Aladegbongbe’s Scraphito

The cultural
practices and beliefs of the people of Ilara-Mokin, Ondo State, will be
showcased when Aderinsoye Aladegbongbe’s solo exhibition titled ‘A
Visual Representation’ opens on Monday, November 29.

The exhibition,
comprising about 50 paintings and drawings, will open by 12 noon at the
Yusuf Grillo Art Gallery, School of Art and Design, Yaba College of
Technology, Yaba, Lagos. A chief of Ilara-Mokin, Abiye Ojo, will chair
the opening while traditional ruler of the town, Oba Aderemi
Adefehinti, will be the guest of honour.

Briefing reporters
on the show, Aladegbongbe disclosed that it emanated from his Masters
programme at the University of Benin where he decided to focus on his
hometown.

“I left there aged
11 but right now I’m about 46 years old. So, it’s a long time and I
felt that I should project their culture and some rites that are no
longer observed. Because they are not observed, this is a way we can
allow incoming generations to be aware of things that had happened in
the past.

“There is the
Ajalemogun rite that is no longer celebrated. Ajalemogun is a very
tall, lady figure, taller than a NEPA pole. Its normal hairdo is Suku
and during the celebration, ladies are not supposed to compete with the
gods so nobody wears Suku. They believe that it’s a god of
fruitfulness, so people looking for the fruit of the womb will come
from Ekiti and Osun States. Some come from as far as Benin City and
Ijebu. The radius of the bottom of that particular masquerade is like
about 15 to 25 feet. Hefty men carry it but it is decorated with
different shades of the palm fronds.”

He was able to
recapture the image of the Ajalemogun rite because he witnessed one as
a young boy. His late father and some elders of the town, he disclosed,
were very helpful in the course of the research.

Aladegbongbe
started making the paintings and mixed media that will be showcased in
‘A Visual Representation’ in 2006 when he started the Masters programme
in Fine Art. Though he also works with metal, none will be among the
exhibits.

“The exhibition I
had in 2006 included metal works, there was none last year but the
subsequent one after ‘A Visual Representation’ will show metal works.
There are some metal works I’m working on presently; masks and all what
not,” said the artist who has been holding annual exhibitions since
2006.

The artist and
lecturer also spoke on the noticeable dripping effect in his works. “I
graduated from Yabatech as a student in 1992. If you were present at
the exhibition I had last year, I exhibited some works that I did in
1992 as a graduating student and I discovered that I have been painting
like this because some of the paintings were actually like this. It was
in the late 1990s that the consciousness came. It’s really a
spontaneous reaction; it’s an impressionistic style of painting. It was
in the early 2000s and now in 2010 that the thing broke out in its full
revelation.

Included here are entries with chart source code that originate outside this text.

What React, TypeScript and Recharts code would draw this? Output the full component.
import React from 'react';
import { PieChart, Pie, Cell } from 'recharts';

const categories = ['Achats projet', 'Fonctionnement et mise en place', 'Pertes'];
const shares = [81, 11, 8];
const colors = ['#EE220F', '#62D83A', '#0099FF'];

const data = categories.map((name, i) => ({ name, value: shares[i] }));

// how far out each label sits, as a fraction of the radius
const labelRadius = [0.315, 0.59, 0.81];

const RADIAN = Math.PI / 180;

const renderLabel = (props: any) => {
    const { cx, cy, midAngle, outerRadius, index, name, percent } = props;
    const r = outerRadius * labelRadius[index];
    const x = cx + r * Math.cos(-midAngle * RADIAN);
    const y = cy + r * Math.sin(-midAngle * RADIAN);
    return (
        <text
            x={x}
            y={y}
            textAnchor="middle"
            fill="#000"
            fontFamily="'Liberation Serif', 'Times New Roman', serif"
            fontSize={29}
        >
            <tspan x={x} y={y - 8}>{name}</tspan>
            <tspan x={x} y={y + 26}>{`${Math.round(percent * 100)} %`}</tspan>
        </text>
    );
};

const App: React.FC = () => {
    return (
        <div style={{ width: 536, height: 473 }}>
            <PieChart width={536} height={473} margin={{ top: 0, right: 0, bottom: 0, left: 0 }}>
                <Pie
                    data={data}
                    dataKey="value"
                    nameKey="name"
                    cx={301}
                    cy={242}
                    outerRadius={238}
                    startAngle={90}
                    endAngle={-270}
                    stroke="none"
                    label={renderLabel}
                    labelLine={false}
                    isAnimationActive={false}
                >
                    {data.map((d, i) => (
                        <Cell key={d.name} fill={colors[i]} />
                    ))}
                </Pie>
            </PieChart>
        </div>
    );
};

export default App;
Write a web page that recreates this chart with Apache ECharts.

I’ve been working like this even as a student and it is a
style I call Scraphito Dripping Technique.”

Asked what makes
the forthcoming exhibition unique from ‘Times of Life’ he had at the
same venue last year, Aladegbongbe said, “What you will discover is
that it is not a realistic painting. Yet by the time you look into it,
they are paintings that become suggestive, you begin to see things that
are not revealed.”

A Visual Representation opens on November 29 and is on till December 11 from 9am to 6pm daily.